-- begin Data excerpt --

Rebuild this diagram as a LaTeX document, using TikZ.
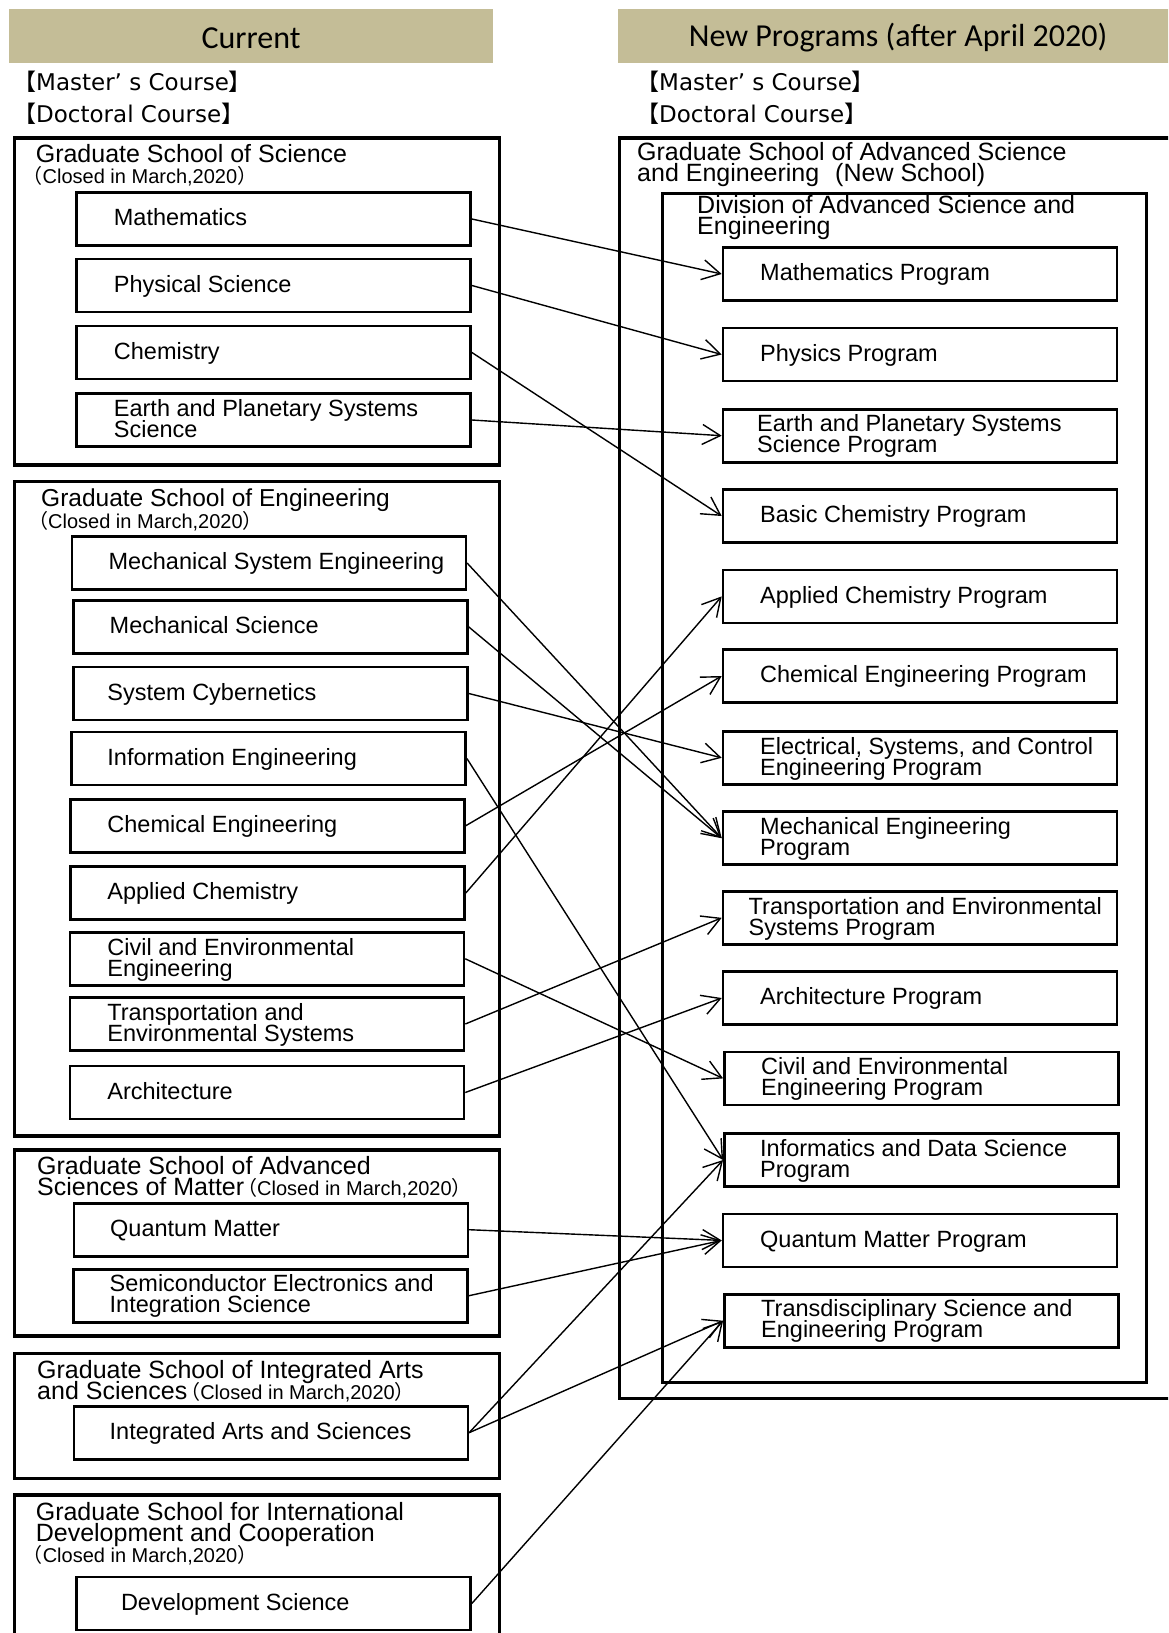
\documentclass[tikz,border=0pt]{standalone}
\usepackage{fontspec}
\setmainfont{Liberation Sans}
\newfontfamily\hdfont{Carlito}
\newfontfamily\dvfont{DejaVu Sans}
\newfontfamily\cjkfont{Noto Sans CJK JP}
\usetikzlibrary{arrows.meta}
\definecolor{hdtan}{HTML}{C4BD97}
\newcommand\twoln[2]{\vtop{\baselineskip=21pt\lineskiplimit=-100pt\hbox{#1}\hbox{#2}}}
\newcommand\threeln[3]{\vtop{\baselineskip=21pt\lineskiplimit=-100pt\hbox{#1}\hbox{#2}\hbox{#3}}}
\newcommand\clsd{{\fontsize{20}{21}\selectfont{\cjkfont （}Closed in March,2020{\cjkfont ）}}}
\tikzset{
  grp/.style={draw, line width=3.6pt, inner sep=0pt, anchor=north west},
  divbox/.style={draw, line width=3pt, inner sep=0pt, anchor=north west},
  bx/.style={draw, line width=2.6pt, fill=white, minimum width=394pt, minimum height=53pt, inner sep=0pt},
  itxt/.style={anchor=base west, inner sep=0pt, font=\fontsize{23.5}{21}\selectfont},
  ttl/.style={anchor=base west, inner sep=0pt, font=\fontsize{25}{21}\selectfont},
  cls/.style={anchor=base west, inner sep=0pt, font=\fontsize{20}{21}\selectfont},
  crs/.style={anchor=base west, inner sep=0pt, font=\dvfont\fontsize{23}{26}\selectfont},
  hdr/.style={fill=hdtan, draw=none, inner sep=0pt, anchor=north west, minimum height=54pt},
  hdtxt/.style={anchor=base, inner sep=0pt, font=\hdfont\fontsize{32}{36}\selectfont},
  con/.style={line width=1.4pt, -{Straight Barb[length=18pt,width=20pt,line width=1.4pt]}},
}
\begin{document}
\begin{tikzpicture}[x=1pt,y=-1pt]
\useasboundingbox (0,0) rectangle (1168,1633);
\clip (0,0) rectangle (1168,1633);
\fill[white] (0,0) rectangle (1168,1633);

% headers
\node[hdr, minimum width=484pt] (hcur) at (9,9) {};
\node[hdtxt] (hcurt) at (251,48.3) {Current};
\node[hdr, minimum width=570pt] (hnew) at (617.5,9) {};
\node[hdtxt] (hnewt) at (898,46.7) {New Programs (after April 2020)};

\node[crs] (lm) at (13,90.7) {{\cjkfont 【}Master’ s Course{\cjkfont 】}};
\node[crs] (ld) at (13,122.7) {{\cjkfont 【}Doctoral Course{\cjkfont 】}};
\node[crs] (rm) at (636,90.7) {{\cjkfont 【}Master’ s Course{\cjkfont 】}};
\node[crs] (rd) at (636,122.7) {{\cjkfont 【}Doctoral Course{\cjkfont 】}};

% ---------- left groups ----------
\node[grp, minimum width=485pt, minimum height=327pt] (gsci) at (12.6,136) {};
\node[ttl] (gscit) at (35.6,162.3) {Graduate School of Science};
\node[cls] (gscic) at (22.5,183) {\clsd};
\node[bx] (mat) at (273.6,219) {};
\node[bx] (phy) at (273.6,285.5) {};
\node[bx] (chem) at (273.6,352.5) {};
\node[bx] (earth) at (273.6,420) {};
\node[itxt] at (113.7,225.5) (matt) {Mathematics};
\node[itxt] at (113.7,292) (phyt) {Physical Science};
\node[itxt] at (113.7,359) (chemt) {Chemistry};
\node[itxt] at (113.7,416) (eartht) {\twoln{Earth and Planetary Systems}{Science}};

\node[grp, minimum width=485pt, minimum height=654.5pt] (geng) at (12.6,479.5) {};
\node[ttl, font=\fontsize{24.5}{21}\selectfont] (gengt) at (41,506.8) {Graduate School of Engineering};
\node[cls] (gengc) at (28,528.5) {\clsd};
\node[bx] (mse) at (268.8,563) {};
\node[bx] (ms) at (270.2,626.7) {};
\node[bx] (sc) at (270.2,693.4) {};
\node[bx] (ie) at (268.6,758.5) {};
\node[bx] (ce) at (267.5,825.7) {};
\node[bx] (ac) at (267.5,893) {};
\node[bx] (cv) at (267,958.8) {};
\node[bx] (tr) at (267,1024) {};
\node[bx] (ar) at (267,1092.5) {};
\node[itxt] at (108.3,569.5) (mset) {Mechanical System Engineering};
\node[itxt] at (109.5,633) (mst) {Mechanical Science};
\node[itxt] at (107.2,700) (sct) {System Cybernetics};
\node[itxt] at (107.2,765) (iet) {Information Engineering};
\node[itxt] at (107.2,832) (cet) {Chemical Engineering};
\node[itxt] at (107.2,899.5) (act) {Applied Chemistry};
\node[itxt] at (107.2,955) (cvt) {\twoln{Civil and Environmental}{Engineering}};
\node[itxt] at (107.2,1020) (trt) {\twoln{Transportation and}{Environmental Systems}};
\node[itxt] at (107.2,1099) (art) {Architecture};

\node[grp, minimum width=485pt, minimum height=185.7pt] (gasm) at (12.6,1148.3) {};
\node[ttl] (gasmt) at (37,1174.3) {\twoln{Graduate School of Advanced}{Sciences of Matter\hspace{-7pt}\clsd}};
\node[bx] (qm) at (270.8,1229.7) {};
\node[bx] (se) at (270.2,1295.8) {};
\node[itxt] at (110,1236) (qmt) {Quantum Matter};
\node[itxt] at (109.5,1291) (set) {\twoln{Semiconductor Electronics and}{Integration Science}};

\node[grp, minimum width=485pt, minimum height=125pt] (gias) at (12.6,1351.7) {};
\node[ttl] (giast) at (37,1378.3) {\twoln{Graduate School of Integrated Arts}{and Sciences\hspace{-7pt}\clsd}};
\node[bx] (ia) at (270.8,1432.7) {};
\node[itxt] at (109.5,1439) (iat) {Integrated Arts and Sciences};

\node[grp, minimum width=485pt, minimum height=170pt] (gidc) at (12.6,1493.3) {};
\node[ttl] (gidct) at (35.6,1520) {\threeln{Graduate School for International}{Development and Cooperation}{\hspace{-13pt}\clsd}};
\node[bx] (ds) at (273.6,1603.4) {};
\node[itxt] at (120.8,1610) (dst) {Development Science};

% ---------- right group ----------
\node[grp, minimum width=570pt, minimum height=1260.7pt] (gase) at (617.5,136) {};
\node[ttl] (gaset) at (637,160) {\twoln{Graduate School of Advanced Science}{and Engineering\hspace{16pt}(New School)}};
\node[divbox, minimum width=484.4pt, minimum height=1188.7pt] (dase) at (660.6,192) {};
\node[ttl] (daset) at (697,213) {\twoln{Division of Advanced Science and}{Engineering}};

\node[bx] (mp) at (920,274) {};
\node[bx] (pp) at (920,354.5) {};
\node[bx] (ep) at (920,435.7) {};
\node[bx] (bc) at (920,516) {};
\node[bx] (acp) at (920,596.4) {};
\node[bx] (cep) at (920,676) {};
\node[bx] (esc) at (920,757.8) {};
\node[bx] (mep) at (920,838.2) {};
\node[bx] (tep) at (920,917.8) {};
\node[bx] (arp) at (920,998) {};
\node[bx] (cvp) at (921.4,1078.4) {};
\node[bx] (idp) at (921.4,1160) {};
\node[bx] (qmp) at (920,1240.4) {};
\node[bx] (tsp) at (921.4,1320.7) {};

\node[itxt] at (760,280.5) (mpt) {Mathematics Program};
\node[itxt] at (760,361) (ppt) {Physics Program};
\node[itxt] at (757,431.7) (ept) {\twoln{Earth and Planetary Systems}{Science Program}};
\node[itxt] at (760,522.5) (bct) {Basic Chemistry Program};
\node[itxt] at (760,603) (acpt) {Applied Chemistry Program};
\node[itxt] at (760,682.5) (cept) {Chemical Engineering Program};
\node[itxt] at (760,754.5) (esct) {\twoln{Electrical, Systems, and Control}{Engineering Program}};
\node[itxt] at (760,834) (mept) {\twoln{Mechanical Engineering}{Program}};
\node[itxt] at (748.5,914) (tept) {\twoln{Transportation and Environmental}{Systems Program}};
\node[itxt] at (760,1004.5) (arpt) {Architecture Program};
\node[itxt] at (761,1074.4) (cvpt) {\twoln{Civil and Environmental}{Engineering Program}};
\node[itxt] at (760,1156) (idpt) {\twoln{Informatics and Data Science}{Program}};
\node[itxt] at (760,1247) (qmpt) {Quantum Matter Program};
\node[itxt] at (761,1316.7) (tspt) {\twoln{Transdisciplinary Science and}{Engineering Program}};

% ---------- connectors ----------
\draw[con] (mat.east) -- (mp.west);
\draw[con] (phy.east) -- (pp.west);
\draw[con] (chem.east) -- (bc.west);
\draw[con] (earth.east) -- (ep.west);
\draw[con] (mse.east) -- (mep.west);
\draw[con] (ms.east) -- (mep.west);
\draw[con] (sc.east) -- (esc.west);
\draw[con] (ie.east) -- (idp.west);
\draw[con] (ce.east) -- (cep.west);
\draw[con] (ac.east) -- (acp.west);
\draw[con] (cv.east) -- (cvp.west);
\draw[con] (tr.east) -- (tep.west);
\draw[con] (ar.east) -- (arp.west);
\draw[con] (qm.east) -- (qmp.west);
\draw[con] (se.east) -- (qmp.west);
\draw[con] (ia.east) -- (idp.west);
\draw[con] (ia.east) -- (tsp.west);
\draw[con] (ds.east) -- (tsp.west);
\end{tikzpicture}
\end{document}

-- end Data excerpt --

_To do_
Repeat exactly and only the lines from the start of the data above through the line that holds "(rd) at (636,122.7)", inclusive. Pictures do not belong in the copy.

_Exercise solution_
Rebuild this diagram as a LaTeX document, using TikZ.
\documentclass[tikz,border=0pt]{standalone}
\usepackage{fontspec}
\setmainfont{Liberation Sans}
\newfontfamily\hdfont{Carlito}
\newfontfamily\dvfont{DejaVu Sans}
\newfontfamily\cjkfont{Noto Sans CJK JP}
\usetikzlibrary{arrows.meta}
\definecolor{hdtan}{HTML}{C4BD97}
\newcommand\twoln[2]{\vtop{\baselineskip=21pt\lineskiplimit=-100pt\hbox{#1}\hbox{#2}}}
\newcommand\threeln[3]{\vtop{\baselineskip=21pt\lineskiplimit=-100pt\hbox{#1}\hbox{#2}\hbox{#3}}}
\newcommand\clsd{{\fontsize{20}{21}\selectfont{\cjkfont （}Closed in March,2020{\cjkfont ）}}}
\tikzset{
  grp/.style={draw, line width=3.6pt, inner sep=0pt, anchor=north west},
  divbox/.style={draw, line width=3pt, inner sep=0pt, anchor=north west},
  bx/.style={draw, line width=2.6pt, fill=white, minimum width=394pt, minimum height=53pt, inner sep=0pt},
  itxt/.style={anchor=base west, inner sep=0pt, font=\fontsize{23.5}{21}\selectfont},
  ttl/.style={anchor=base west, inner sep=0pt, font=\fontsize{25}{21}\selectfont},
  cls/.style={anchor=base west, inner sep=0pt, font=\fontsize{20}{21}\selectfont},
  crs/.style={anchor=base west, inner sep=0pt, font=\dvfont\fontsize{23}{26}\selectfont},
  hdr/.style={fill=hdtan, draw=none, inner sep=0pt, anchor=north west, minimum height=54pt},
  hdtxt/.style={anchor=base, inner sep=0pt, font=\hdfont\fontsize{32}{36}\selectfont},
  con/.style={line width=1.4pt, -{Straight Barb[length=18pt,width=20pt,line width=1.4pt]}},
}
\begin{document}
\begin{tikzpicture}[x=1pt,y=-1pt]
\useasboundingbox (0,0) rectangle (1168,1633);
\clip (0,0) rectangle (1168,1633);
\fill[white] (0,0) rectangle (1168,1633);

% headers
\node[hdr, minimum width=484pt] (hcur) at (9,9) {};
\node[hdtxt] (hcurt) at (251,48.3) {Current};
\node[hdr, minimum width=570pt] (hnew) at (617.5,9) {};
\node[hdtxt] (hnewt) at (898,46.7) {New Programs (after April 2020)};

\node[crs] (lm) at (13,90.7) {{\cjkfont 【}Master’ s Course{\cjkfont 】}};
\node[crs] (ld) at (13,122.7) {{\cjkfont 【}Doctoral Course{\cjkfont 】}};
\node[crs] (rm) at (636,90.7) {{\cjkfont 【}Master’ s Course{\cjkfont 】}};
\node[crs] (rd) at (636,122.7) {{\cjkfont 【}Doctoral Course{\cjkfont 】}};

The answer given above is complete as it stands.